The craft and the contest

The story of Bieda's design has a twist collectors love: he didn't draw it for the coin it ended up on.

The 1992 Olympic program had three coins — a copper-nickel half dollar, a silver dollar, and a gold five-dollar piece. Bieda submitted ideas across denominations. The design that made it into production — an olive branch crossing the Olympic torch — was originally one of his entries for the gold coin. The Mint's selection committee liked it, but they placed it on the half dollar reverse instead. So the image of branch-over-torch that millions of people now hold was, in a sense, a gold coin's idea that found a home on the cheapest coin in the set.

There's a division of labor on every modern U.S. coin that's worth knowing. The designer draws the image; a Mint sculptor-engraver then renders it in three dimensions — sculpting the relief (how high the design stands off the surface) and cutting the master tooling the coin is struck from. Bieda was the designer. The veteran Mint sculptor John Mercanti — later the Mint's chief engraver — translated Bieda's reverse into the struck coin. The obverse, the "heads" side, with its gymnast in motion against the flag, came from a different outside designer, William Cousins.

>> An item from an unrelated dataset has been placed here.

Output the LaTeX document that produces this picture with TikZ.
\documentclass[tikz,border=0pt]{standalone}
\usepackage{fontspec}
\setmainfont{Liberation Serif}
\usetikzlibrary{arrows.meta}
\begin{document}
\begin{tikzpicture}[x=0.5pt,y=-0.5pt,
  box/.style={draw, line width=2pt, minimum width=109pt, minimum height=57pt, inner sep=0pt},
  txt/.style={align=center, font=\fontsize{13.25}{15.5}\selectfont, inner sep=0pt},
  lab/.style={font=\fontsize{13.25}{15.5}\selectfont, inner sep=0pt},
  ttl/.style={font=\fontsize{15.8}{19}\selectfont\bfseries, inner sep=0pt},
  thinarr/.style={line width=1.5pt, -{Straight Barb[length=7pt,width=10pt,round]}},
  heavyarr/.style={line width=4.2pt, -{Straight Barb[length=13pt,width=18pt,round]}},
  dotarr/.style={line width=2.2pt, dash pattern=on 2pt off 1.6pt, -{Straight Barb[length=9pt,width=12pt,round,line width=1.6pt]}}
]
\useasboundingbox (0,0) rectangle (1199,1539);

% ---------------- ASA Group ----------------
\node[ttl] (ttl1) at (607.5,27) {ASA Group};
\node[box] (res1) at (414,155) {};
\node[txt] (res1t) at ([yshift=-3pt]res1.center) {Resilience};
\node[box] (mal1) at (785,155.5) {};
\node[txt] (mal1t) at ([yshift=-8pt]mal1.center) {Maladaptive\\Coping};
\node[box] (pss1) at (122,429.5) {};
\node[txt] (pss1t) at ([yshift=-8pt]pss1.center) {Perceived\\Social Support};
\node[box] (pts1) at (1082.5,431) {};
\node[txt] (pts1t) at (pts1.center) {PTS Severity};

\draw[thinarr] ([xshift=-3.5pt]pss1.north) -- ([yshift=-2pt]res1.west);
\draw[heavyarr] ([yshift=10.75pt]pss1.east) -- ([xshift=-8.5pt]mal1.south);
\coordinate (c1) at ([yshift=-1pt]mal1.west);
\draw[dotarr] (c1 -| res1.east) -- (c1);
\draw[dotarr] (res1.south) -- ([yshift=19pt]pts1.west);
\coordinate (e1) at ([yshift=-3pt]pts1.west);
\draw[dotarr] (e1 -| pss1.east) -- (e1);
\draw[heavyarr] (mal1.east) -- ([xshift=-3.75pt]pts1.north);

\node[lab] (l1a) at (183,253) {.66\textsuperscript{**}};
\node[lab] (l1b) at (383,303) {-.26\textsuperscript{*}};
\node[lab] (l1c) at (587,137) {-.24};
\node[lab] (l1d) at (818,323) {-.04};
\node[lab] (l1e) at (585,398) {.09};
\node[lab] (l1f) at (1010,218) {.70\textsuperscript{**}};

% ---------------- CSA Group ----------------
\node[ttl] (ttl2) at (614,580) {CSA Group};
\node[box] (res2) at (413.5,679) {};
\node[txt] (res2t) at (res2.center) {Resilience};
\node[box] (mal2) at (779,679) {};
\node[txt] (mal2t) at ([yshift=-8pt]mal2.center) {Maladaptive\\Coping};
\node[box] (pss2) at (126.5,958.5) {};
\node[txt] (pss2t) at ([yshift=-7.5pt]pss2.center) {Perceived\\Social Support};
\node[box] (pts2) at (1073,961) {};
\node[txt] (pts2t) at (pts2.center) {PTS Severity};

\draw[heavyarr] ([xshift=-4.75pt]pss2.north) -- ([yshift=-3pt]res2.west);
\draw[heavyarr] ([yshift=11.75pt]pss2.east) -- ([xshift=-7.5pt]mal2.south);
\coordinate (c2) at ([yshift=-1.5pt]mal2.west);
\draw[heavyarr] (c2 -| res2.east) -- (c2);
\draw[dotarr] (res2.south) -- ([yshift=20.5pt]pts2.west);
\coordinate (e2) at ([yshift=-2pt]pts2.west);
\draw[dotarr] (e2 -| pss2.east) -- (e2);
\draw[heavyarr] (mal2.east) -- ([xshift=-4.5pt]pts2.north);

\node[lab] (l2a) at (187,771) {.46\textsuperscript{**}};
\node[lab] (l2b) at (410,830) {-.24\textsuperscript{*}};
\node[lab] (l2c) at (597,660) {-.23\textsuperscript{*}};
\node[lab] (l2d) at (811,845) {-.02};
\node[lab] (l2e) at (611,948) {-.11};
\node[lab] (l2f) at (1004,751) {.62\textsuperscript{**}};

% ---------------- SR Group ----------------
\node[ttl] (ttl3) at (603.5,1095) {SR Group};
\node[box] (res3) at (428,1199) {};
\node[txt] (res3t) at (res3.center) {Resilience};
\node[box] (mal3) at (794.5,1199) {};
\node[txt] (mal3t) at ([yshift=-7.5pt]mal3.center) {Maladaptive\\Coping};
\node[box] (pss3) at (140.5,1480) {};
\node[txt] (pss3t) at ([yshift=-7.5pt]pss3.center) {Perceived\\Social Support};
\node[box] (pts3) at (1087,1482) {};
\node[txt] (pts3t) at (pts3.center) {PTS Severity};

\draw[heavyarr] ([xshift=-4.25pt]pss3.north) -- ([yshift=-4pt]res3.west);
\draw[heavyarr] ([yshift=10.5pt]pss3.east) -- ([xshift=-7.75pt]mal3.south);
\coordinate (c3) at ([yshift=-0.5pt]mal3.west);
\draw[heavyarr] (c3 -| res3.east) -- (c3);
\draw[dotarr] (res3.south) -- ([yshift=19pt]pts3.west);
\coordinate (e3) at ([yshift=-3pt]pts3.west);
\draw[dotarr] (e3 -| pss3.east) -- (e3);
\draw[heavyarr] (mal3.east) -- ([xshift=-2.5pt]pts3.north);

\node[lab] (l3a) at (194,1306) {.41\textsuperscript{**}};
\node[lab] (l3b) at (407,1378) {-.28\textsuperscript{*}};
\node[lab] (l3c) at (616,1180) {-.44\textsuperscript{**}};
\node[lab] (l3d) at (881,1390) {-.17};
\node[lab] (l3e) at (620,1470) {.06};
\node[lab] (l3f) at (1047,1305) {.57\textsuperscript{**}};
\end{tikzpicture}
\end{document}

Bieda's eye for coins didn't retire when he entered politics. Years later, as Michigan worked through the federal State Quarters program, he stayed close to the process — by one firsthand account from a Michigan numismatist, working with Mint sculptor-engraver Alfred Maletsky to push for the design that showed Michigan's map as dense forest. He never held a Mint job. He just kept showing up where the coins were being decided.

Key facts

Born
January 21, 1961, Warren, Michigan, USA
Nationality
American
Day job
Attorney (tax law); later legislator
Notable coin design
Reverse of the 1992 Olympic half dollar (olive branch crossing Olympic torch)
Sculpted by
John Mercanti, U.S. Mint
Public office
Michigan House of Representatives (2003–2009); Michigan State Senate (2011–2019)
Distinction
Only U.S. coin designer ever elected to state or federal office

Questions people ask

Who designed the 1992 Olympic half dollar?

The reverse — the olive branch crossing the Olympic torch — was designed by Steven M. Bieda, a coin collector and attorney from Warren, Michigan, and sculpted by U.S. Mint engraver John Mercanti. The obverse, a gymnast in motion, was designed by William Cousins.

Did Steven Bieda work for the U.S. Mint?

No. He was an outside designer who entered the Mint's open competition for the 1992 Olympic commemorative coins and won a spot. He was a practicing attorney, not a Mint staff sculptor.

Is it true a U.S. coin designer became a politician?

Yes — and Bieda is the only one. After designing the 1992 Olympic half dollar reverse, he was elected to the Michigan House of Representatives in 2002 and later to the Michigan State Senate, making him the only designer of a U.S. coin ever elected to state or federal office.

Why is the design on a half dollar if it was meant for a gold coin?

Bieda submitted designs across the 1992 Olympic denominations. His olive-branch-and-torch design was originally entered for the gold five-dollar coin, but the Mint's selection committee chose to use it on the clad half dollar reverse instead.